Например, автор статьи «Правление царевны Софии», помещенной в «Русском вестнике» 1856 года и обратившей на себя внимание многих, ссылается на сказания Крекшина как на свидетельства вполне надежные и неоспоримые.
Достоинства труда г. Устрялова так велики и несомненны, что нам не хотелось бы встречать рядом с ними даже малейших недостатков изложения. Вот почему нас поражают особенно неприятно некоторые фразы, по местам допущенные г. Устряловым, для украшения простых фактов. Так, например, г. Устрялов рассказывает, что, слушая рассказ об астролябии, «державный отрок трепещет; изумленный и обрадованный, он хочет видеть дивную вещь» и пр. (том II, стр. 20). Такая манера рассказа неприятно напоминает ламартиновский способ сочинения истории. В этом случае Карамзин был осторожнее: при всей своей наклонности к поэтизированию истории он никогда не увлекался до изображения тайных дум и ощущений исторических лиц. Он довольствовал свое красноречие тем, что говорил: «К сожалению, летописцы не могли проникнуть во внутренность души Иоанна» или «Один бог знает, что происходило в это время в мрачной душе Годунова» и т. п. Нельзя не сознаться, что этот исторический прием имеет свои достоинства.

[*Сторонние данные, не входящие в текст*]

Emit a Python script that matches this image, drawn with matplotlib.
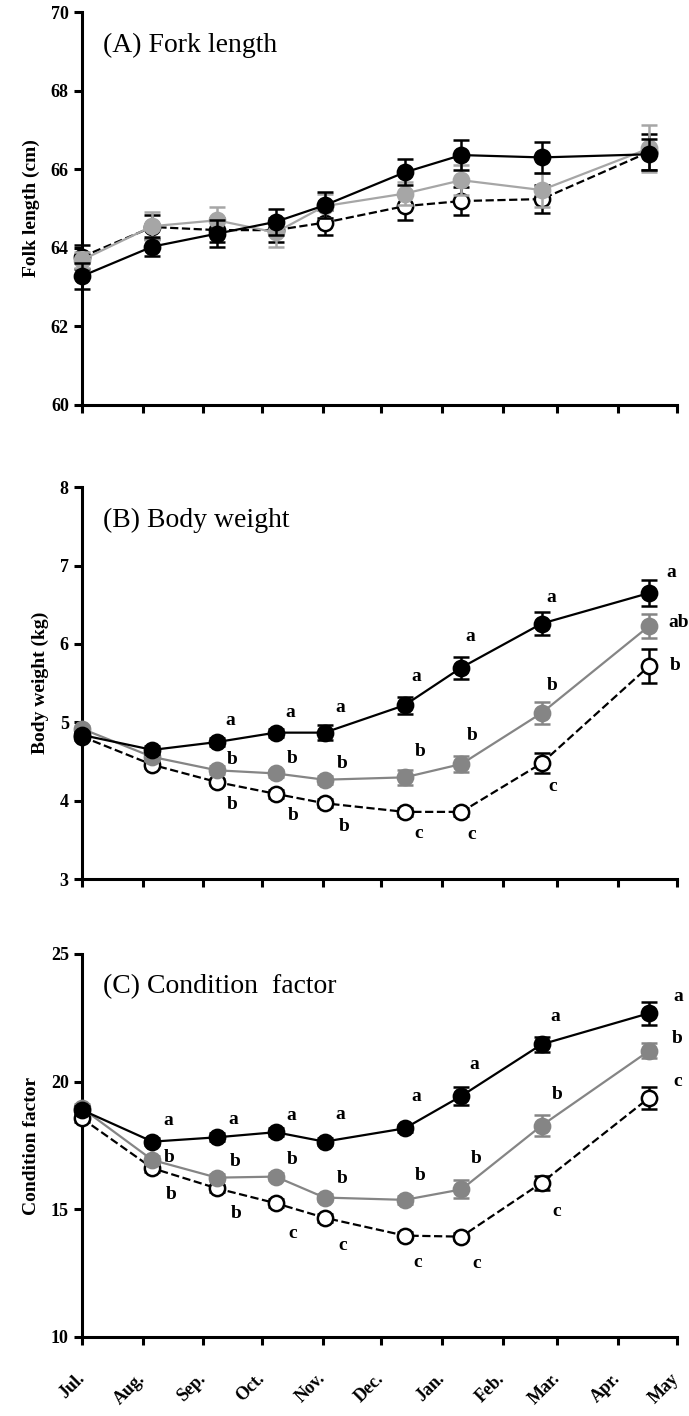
import matplotlib
matplotlib.use("Agg")
import matplotlib.pyplot as plt
import matplotlib.transforms as mtrans

plt.rcParams['font.family'] = ['Liberation Serif', 'DejaVu Serif']

# x axis: days since 1 Jul, ticks at the start of each month
month_ticks = [0, 31, 62, 92, 123, 153, 184, 215, 243, 274, 304]
month_labels = ["Jul.", "Aug.", "Sep.", "Oct.", "Nov.", "Dec.", "Jan.", "Feb.", "Mar.", "Apr.", "May"]
sample_day = [0, 36, 69, 99, 124, 165, 194, 235, 290]

# (A) Fork length (cm)
fl_black = [63.28, 64.03, 64.36, 64.66, 65.08, 65.92, 66.36, 66.30, 66.38]
fl_black_err = [0.33, 0.25, 0.35, 0.33, 0.33, 0.33, 0.38, 0.40, 0.40]
fl_gray = [63.69, 64.55, 64.70, 64.39, 65.06, 65.38, 65.72, 65.47, 66.53]
fl_gray_err = [0.20, 0.35, 0.35, 0.37, 0.30, 0.30, 0.38, 0.43, 0.60]
fl_open = [63.77, 64.53, 64.45, 64.45, 64.64, 65.06, 65.19, 65.24, 66.44]
fl_open_err = [0.30, 0.30, 0.30, 0.30, 0.32, 0.34, 0.36, 0.36, 0.45]

# (B) Body weight (kg)
bw_black = [4.84, 4.65, 4.75, 4.87, 4.87, 5.22, 5.70, 6.26, 6.65]
bw_black_err = [0.04, 0.05, 0.05, 0.05, 0.10, 0.11, 0.14, 0.15, 0.17]
bw_gray = [4.92, 4.56, 4.39, 4.35, 4.27, 4.30, 4.47, 5.12, 6.23]
bw_gray_err = [0.04, 0.04, 0.05, 0.05, 0.05, 0.10, 0.10, 0.14, 0.15]
bw_open = [4.82, 4.46, 4.24, 4.09, 3.97, 3.86, 3.86, 4.48, 5.72]
bw_open_err = [0.04, 0.04, 0.04, 0.05, 0.05, 0.05, 0.05, 0.13, 0.22]
bw_black_sig = ["", "", "a", "a", "a", "a", "a", "a", "a"]
bw_gray_sig = ["", "", "b", "b", "b", "b", "b", "b", "ab"]
bw_open_sig = ["", "", "b", "b", "b", "c", "c", "c", "b"]

# (C) Condition factor
cf_black = [18.89, 17.65, 17.82, 18.02, 17.65, 18.17, 19.44, 21.46, 22.68]
cf_black_err = [0.15, 0.15, 0.15, 0.15, 0.15, 0.15, 0.35, 0.30, 0.45]
cf_gray = [18.96, 16.93, 16.24, 16.28, 15.46, 15.37, 15.78, 18.28, 21.21]
cf_gray_err = [0.15, 0.15, 0.15, 0.15, 0.15, 0.15, 0.35, 0.42, 0.30]
cf_open = [18.56, 16.61, 15.82, 15.24, 14.67, 13.97, 13.93, 16.04, 19.37]
cf_open_err = [0.15, 0.15, 0.15, 0.15, 0.15, 0.15, 0.15, 0.28, 0.43]
cf_black_sig = ["", "a", "a", "a", "a", "a", "a", "a", "a"]
cf_gray_sig = ["", "b", "b", "b", "b", "b", "b", "b", "b"]
cf_open_sig = ["", "b", "b", "c", "c", "c", "c", "c", "c"]

# letter offsets from the point, pixels
bw_black_off = [(0, 0), (0, 0), (13, 22), (15, 20), (16, 25), (12, 29), (9, 31), (10, 26), (22, 21)]
bw_gray_off = [(0, 0), (0, 0), (15, 11), (17, 15), (18, 16), (15, 26), (11, 29), (11, 28), (29, 3)]
bw_open_off = [(0, 0), (0, 0), (15, -22), (18, -22), (20, -23), (14, -22), (10, -23), (11, -23), (26, 0)]
cf_black_off = [(0, 0), (16, 21), (16, 18), (16, 17), (16, 27), (12, 32), (13, 31), (14, 28), (29, 17)]
cf_gray_off = [(0, 0), (17, 3), (18, 16), (17, 17), (18, 19), (15, 24), (15, 31), (16, 31), (28, 12)]
cf_open_off = [(0, 0), (19, -26), (19, -25), (17, -30), (18, -28), (13, -27), (15, -27), (15, -29), (28, 16)]

fig = plt.figure(figsize=(6.89, 14.16), dpi=100)
ax_a = fig.add_axes([0.119, 0.714, 0.863, 0.2775])
ax_b = fig.add_axes([0.119, 0.379, 0.863, 0.277])
ax_c = fig.add_axes([0.119, 0.0558, 0.863, 0.2705])


def draw_series(ax, y, err, color, face, ls, z):
    ax.errorbar(sample_day, y, yerr=err, color=color, ecolor=color, ls=ls, lw=1.6,
                marker="o", ms=11, mfc=face, mec=color,
                mew=1.8, capsize=5.5, capthick=1.8, elinewidth=1.8,
                zorder=z, clip_on=False)


def add_letters(ax, y, letters, offsets):
    for d, v, s, off in zip(sample_day, y, letters, offsets):
        if s:
            ax.annotate(s, (d, v), xytext=off, textcoords="offset pixels",
                        ha="center", va="center", fontsize=14, fontweight="bold")


def style_axis(ax, ylim, yticks, ylabel, title, show_months):
    ax.set_xlim(0, 304)
    ax.set_ylim(*ylim)
    ax.set_yticks(yticks)
    ax.set_xticks(month_ticks)
    if show_months:
        ax.set_xticklabels(month_labels, rotation=45, ha="right", va="center",
                           rotation_mode="anchor", fontsize=13, fontweight="bold")
        shift = mtrans.ScaledTranslation(7 / 72, 0, ax.figure.dpi_scale_trans)
        for lab in ax.get_xticklabels():
            lab.set_transform(lab.get_transform() + shift)
    else:
        ax.set_xticklabels([])
    for lab in ax.get_yticklabels():
        lab.set_fontweight("bold")
        lab.set_fontsize(13)
    ax.spines["top"].set_visible(False)
    ax.spines["right"].set_visible(False)
    ax.spines["left"].set_linewidth(2.2)
    ax.spines["bottom"].set_linewidth(2.2)
    ax.tick_params(direction="out", length=6, width=2.2)
    ax.tick_params(axis="x", pad=22)
    ax.set_ylabel(ylabel, fontsize=14, fontweight="bold", labelpad=8)
    ax.text(0.035, 0.915, title, transform=ax.transAxes, fontsize=20, va="center", ha="left")


draw_series(ax_a, fl_open, fl_open_err, "black", "white", "--", 3)
draw_series(ax_a, fl_gray, fl_gray_err, "#a6a6a6", "#a6a6a6", "-", 4)
draw_series(ax_a, fl_black, fl_black_err, "black", "black", "-", 5)
style_axis(ax_a, (60, 70), [60, 62, 64, 66, 68, 70], "Folk length (cm)", "(A) Fork length", False)

draw_series(ax_b, bw_open, bw_open_err, "black", "white", "--", 3)
draw_series(ax_b, bw_gray, bw_gray_err, "#858585", "#858585", "-", 4)
draw_series(ax_b, bw_black, bw_black_err, "black", "black", "-", 5)
add_letters(ax_b, bw_black, bw_black_sig, bw_black_off)
add_letters(ax_b, bw_gray, bw_gray_sig, bw_gray_off)
add_letters(ax_b, bw_open, bw_open_sig, bw_open_off)
style_axis(ax_b, (3, 8), [3, 4, 5, 6, 7, 8], "Body weight (kg)", "(B) Body weight", False)

draw_series(ax_c, cf_open, cf_open_err, "black", "white", "--", 3)
draw_series(ax_c, cf_gray, cf_gray_err, "#858585", "#858585", "-", 4)
draw_series(ax_c, cf_black, cf_black_err, "black", "black", "-", 5)
add_letters(ax_c, cf_black, cf_black_sig, cf_black_off)
add_letters(ax_c, cf_gray, cf_gray_sig, cf_gray_off)
add_letters(ax_c, cf_open, cf_open_sig, cf_open_off)
style_axis(ax_c, (10, 25), [10, 15, 20, 25], "Condition factor", "(C) Condition  factor", True)

fig.savefig("out.png", dpi=100)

Г-н Устрялов не принимает свидетельств ни Таннера, ни Залусского на том основании, что Матвеев оставался в прежних должностях около полугода по воцарении Феодора и что в замысле о возведении Петра на престол его не обвиняли и он не оправдывался. Но полугодовая отсрочка ссылки Матвеева ничего не доказывает: слабый Феодор, огорченный потерею отца, мог в первое время не позаботиться о немедленном возмездии своему недоброхоту. Что же касается до молчания обвинительных актов, то весьма естественно, кажется, что Феодор и его советники не хотели объявлять по судам и приказам семейной распри царя с мачехою и братом. Де же и когда бывал обычай обнародывать придворные комнатные интриги. Довольно и того, что Матвеев был сослан и что ни мачеху, ни ее родственников Феодор, по словам самого же г. Устрялова, во все время своего правления не жаловал.